I've also had a go at applying Elias to literary violence and civilisation, in an essay on de-civilising themes J.G. Ballard's novels High-Rise and Super-Cannes (published in a remarkable essay collection that resulted from an excellent conference). 

In recent years, my historical research has moved away from the history of violence and crime (to intellectual religious history...it's a long story for another time), so I haven't had much to do with his work directly. (Though one of the figures who plays a role in my current project is Karl Mannheim, with whom Elias worked in Frankfurt in the inter-war period before both were compelled to leave Germany. So some slight connection remains.)

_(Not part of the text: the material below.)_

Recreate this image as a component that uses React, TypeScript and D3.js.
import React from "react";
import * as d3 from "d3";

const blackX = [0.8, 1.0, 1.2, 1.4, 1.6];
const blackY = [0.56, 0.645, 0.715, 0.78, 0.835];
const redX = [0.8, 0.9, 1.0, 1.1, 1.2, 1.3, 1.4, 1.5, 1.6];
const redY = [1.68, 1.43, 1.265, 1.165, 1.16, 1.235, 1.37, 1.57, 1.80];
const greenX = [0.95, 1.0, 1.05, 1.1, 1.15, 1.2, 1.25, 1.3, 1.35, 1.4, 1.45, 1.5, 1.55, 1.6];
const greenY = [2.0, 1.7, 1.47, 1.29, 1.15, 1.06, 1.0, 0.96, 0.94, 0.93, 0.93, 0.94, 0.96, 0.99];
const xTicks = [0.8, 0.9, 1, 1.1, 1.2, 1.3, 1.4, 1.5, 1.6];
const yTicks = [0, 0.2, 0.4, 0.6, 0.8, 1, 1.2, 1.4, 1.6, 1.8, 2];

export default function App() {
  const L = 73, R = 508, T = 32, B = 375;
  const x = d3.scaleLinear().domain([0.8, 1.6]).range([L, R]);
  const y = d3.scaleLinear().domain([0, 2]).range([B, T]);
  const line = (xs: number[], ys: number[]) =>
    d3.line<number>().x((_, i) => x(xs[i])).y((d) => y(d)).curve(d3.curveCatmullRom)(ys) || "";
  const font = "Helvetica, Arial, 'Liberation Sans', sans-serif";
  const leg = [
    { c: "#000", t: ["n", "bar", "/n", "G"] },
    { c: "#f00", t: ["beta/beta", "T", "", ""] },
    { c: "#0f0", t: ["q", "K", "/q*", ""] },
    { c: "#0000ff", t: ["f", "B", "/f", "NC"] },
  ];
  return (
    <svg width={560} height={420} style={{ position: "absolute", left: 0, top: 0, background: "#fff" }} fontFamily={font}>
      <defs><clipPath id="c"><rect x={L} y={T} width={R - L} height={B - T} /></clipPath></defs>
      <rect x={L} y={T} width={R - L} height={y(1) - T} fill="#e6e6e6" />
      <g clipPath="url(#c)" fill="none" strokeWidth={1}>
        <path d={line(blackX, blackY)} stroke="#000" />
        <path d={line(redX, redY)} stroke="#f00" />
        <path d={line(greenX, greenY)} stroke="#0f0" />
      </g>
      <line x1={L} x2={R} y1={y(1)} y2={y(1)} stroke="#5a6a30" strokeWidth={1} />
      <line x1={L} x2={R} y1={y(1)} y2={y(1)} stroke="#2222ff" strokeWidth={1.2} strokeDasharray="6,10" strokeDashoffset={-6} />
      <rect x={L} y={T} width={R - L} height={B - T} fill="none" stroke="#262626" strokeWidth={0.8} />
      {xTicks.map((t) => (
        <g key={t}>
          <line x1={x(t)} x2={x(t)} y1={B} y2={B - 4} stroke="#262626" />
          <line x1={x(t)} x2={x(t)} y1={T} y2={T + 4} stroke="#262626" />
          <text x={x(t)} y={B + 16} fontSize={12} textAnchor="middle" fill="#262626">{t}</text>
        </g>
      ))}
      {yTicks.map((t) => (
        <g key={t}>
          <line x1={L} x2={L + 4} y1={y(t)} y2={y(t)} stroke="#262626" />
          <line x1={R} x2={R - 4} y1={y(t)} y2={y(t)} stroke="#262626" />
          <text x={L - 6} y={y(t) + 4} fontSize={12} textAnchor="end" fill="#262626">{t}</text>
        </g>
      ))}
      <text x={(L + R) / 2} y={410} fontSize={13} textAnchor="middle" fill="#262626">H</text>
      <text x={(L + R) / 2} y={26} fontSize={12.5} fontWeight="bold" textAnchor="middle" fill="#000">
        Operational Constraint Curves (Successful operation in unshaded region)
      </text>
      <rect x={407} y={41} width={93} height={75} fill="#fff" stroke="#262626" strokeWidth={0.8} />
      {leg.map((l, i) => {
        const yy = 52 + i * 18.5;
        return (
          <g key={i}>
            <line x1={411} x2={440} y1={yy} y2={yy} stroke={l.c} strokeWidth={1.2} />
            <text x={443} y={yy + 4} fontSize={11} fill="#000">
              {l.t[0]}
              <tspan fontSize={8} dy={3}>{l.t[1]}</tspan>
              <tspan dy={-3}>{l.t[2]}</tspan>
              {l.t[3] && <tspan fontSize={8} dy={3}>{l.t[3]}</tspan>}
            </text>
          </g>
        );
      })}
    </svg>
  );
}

While Elias's ideas are far from uncontroversial among historians of violence (which I've had the mixed pleasure of experiencing first-hand on some occasions), they have in one way or another inspired much of the most important work on violence history over the last thirty years. Of course, like all theoretical systems, Elias's is certainly in need of constant testing, reconsideration and revision.

Still, for me, Elias's work has been important well beyond the academic battlefield. Rather than being something that I simply apply "in my work", his ideas have also helped shape the way I see the world more broadly. Even Elias's meditations on death -- in his book The Loneliness of the Dying -- helped me when I was coming to terms with the death of my mother some years ago.

On the long list of deceased intellectuals from the past with whom I'd like to have had the chance to have dinner, Norbert Elias is at the top. And I can't think of all that many other intellectual influences I had in my 20s that I still have in my 40s.  

Elias himself had a complicated, dramatic and in many ways rather sad life, and he remained very much an outsider in his field until the 1970s, when he was well into what for most scholars counts as retirement. Since then, the process of rediscovering his thought and applying it in new ways has gathered pace.

Looking back, I'm happy to have been involved -- in at least some small way -- with that.